• _Problem statement_:
Omit all pictures. Copy the rest of the material exactly.

++++ Dataset excerpt

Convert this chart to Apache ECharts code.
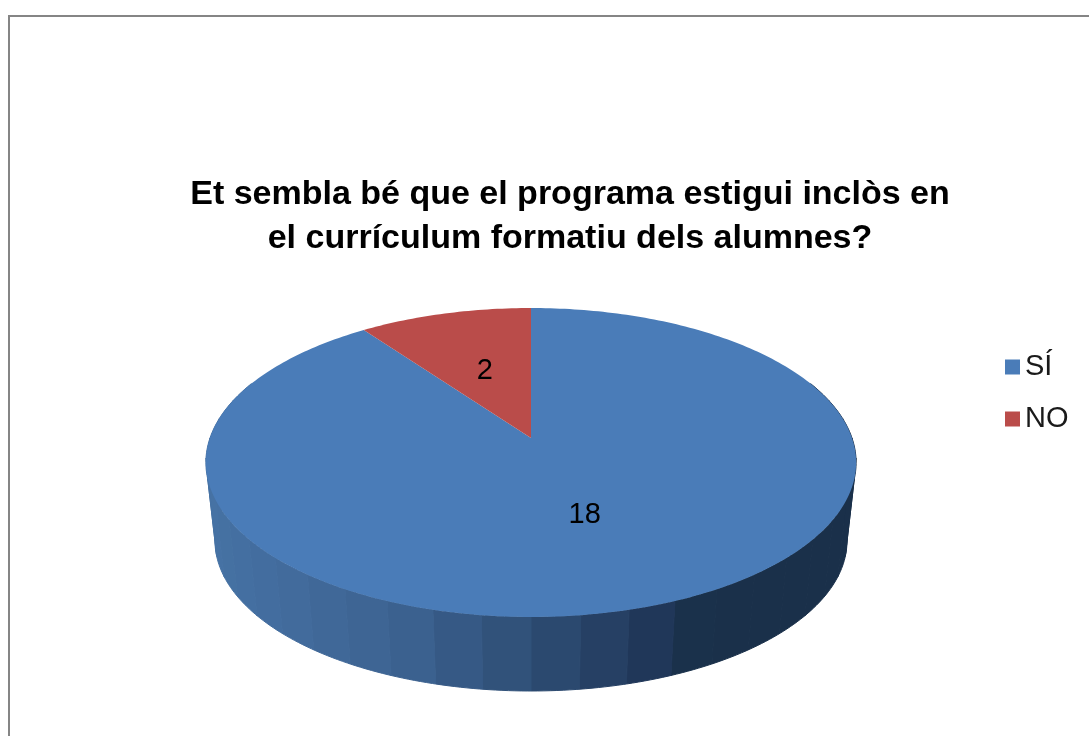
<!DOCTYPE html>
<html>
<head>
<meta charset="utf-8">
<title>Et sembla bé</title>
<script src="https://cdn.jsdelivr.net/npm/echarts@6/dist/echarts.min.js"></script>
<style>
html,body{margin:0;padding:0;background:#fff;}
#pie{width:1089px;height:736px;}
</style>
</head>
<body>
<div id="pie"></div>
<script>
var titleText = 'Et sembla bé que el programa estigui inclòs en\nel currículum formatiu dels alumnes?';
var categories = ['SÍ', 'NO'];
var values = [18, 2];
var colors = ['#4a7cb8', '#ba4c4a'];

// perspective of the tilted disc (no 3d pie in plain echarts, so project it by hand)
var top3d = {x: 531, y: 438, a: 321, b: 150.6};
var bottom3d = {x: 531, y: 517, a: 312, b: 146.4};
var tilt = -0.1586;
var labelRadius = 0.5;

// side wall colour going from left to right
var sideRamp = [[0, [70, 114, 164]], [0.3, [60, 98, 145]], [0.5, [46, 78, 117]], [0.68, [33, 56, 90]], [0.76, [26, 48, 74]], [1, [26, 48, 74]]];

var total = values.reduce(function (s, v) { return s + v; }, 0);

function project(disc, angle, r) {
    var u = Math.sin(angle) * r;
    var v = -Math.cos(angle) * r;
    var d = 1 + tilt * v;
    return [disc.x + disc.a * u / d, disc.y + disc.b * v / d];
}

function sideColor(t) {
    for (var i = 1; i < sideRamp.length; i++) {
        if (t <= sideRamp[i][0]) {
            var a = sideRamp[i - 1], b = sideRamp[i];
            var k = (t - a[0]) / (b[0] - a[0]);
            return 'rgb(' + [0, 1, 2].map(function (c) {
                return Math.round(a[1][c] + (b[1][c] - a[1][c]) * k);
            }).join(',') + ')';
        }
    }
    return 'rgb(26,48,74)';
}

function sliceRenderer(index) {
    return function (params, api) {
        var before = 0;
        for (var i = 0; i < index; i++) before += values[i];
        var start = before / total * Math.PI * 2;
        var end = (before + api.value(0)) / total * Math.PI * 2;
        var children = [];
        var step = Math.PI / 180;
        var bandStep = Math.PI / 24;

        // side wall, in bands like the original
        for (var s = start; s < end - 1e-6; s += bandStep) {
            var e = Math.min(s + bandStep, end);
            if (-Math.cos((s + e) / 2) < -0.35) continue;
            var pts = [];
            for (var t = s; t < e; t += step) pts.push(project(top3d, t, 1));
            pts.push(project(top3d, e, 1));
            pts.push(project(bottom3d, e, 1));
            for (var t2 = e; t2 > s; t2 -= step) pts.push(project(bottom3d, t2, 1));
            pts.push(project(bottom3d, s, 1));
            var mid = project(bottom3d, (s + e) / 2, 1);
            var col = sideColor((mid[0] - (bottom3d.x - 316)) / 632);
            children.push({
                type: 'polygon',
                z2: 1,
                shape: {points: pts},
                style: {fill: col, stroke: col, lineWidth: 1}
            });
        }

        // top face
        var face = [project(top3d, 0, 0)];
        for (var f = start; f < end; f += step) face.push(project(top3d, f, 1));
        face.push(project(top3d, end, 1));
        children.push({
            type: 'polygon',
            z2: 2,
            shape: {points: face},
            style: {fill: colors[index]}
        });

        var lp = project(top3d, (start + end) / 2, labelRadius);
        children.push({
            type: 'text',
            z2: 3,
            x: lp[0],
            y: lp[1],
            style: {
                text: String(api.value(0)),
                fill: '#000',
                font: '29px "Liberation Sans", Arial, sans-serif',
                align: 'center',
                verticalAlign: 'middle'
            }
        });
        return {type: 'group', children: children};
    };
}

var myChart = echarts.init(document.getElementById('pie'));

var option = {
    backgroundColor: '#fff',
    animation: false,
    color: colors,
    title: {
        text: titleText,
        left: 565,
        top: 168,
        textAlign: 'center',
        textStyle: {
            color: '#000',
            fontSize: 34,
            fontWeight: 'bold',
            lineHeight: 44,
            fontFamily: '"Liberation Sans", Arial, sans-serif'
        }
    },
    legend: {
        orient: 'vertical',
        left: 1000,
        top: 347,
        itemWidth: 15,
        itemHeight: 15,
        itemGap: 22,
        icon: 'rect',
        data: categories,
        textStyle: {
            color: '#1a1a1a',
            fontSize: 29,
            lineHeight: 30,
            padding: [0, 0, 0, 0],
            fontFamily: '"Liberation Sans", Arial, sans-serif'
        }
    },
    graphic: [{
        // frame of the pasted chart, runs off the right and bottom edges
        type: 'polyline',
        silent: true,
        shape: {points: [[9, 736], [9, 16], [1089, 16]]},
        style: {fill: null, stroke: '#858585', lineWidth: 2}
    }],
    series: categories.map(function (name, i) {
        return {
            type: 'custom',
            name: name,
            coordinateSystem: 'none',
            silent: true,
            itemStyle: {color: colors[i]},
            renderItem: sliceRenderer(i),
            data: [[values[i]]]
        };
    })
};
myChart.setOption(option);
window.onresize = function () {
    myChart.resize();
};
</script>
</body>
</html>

++++++++

• _The answer_:
Convert this chart to Apache ECharts code.
<!DOCTYPE html>
<html>
<head>
<meta charset="utf-8">
<title>Et sembla bé</title>
<script src="https://cdn.jsdelivr.net/npm/echarts@6/dist/echarts.min.js"></script>
<style>
html,body{margin:0;padding:0;background:#fff;}
#pie{width:1089px;height:736px;}
</style>
</head>
<body>
<div id="pie"></div>
<script>
var titleText = 'Et sembla bé que el programa estigui inclòs en\nel currículum formatiu dels alumnes?';
var categories = ['SÍ', 'NO'];
var values = [18, 2];
var colors = ['#4a7cb8', '#ba4c4a'];

// perspective of the tilted disc (no 3d pie in plain echarts, so project it by hand)
var top3d = {x: 531, y: 438, a: 321, b: 150.6};
var bottom3d = {x: 531, y: 517, a: 312, b: 146.4};
var tilt = -0.1586;
var labelRadius = 0.5;

// side wall colour going from left to right
var sideRamp = [[0, [70, 114, 164]], [0.3, [60, 98, 145]], [0.5, [46, 78, 117]], [0.68, [33, 56, 90]], [0.76, [26, 48, 74]], [1, [26, 48, 74]]];

var total = values.reduce(function (s, v) { return s + v; }, 0);

function project(disc, angle, r) {
    var u = Math.sin(angle) * r;
    var v = -Math.cos(angle) * r;
    var d = 1 + tilt * v;
    return [disc.x + disc.a * u / d, disc.y + disc.b * v / d];
}

function sideColor(t) {
    for (var i = 1; i < sideRamp.length; i++) {
        if (t <= sideRamp[i][0]) {
            var a = sideRamp[i - 1], b = sideRamp[i];
            var k = (t - a[0]) / (b[0] - a[0]);
            return 'rgb(' + [0, 1, 2].map(function (c) {
                return Math.round(a[1][c] + (b[1][c] - a[1][c]) * k);
            }).join(',') + ')';
        }
    }
    return 'rgb(26,48,74)';
}

function sliceRenderer(index) {
    return function (params, api) {
        var before = 0;
        for (var i = 0; i < index; i++) before += values[i];
        var start = before / total * Math.PI * 2;
        var end = (before + api.value(0)) / total * Math.PI * 2;
        var children = [];
        var step = Math.PI / 180;
        var bandStep = Math.PI / 24;

        // side wall, in bands like the original
        for (var s = start; s < end - 1e-6; s += bandStep) {
            var e = Math.min(s + bandStep, end);
            if (-Math.cos((s + e) / 2) < -0.35) continue;
            var pts = [];
            for (var t = s; t < e; t += step) pts.push(project(top3d, t, 1));
            pts.push(project(top3d, e, 1));
            pts.push(project(bottom3d, e, 1));
            for (var t2 = e; t2 > s; t2 -= step) pts.push(project(bottom3d, t2, 1));
            pts.push(project(bottom3d, s, 1));
            var mid = project(bottom3d, (s + e) / 2, 1);
            var col = sideColor((mid[0] - (bottom3d.x - 316)) / 632);
            children.push({
                type: 'polygon',
                z2: 1,
                shape: {points: pts},
                style: {fill: col, stroke: col, lineWidth: 1}
            });
        }

        // top face
        var face = [project(top3d, 0, 0)];
        for (var f = start; f < end; f += step) face.push(project(top3d, f, 1));
        face.push(project(top3d, end, 1));
        children.push({
            type: 'polygon',
            z2: 2,
            shape: {points: face},
            style: {fill: colors[index]}
        });

        var lp = project(top3d, (start + end) / 2, labelRadius);
        children.push({
            type: 'text',
            z2: 3,
            x: lp[0],
            y: lp[1],
            style: {
                text: String(api.value(0)),
                fill: '#000',
                font: '29px "Liberation Sans", Arial, sans-serif',
                align: 'center',
                verticalAlign: 'middle'
            }
        });
        return {type: 'group', children: children};
    };
}

var myChart = echarts.init(document.getElementById('pie'));

var option = {
    backgroundColor: '#fff',
    animation: false,
    color: colors,
    title: {
        text: titleText,
        left: 565,
        top: 168,
        textAlign: 'center',
        textStyle: {
            color: '#000',
            fontSize: 34,
            fontWeight: 'bold',
            lineHeight: 44,
            fontFamily: '"Liberation Sans", Arial, sans-serif'
        }
    },
    legend: {
        orient: 'vertical',
        left: 1000,
        top: 347,
        itemWidth: 15,
        itemHeight: 15,
        itemGap: 22,
        icon: 'rect',
        data: categories,
        textStyle: {
            color: '#1a1a1a',
            fontSize: 29,
            lineHeight: 30,
            padding: [0, 0, 0, 0],
            fontFamily: '"Liberation Sans", Arial, sans-serif'
        }
    },
    graphic: [{
        // frame of the pasted chart, runs off the right and bottom edges
        type: 'polyline',
        silent: true,
        shape: {points: [[9, 736], [9, 16], [1089, 16]]},
        style: {fill: null, stroke: '#858585', lineWidth: 2}
    }],
    series: categories.map(function (name, i) {
        return {
            type: 'custom',
            name: name,
            coordinateSystem: 'none',
            silent: true,
            itemStyle: {color: colors[i]},
            renderItem: sliceRenderer(i),
            data: [[values[i]]]
        };
    })
};
myChart.setOption(option);
window.onresize = function () {
    myChart.resize();
};
</script>
</body>
</html>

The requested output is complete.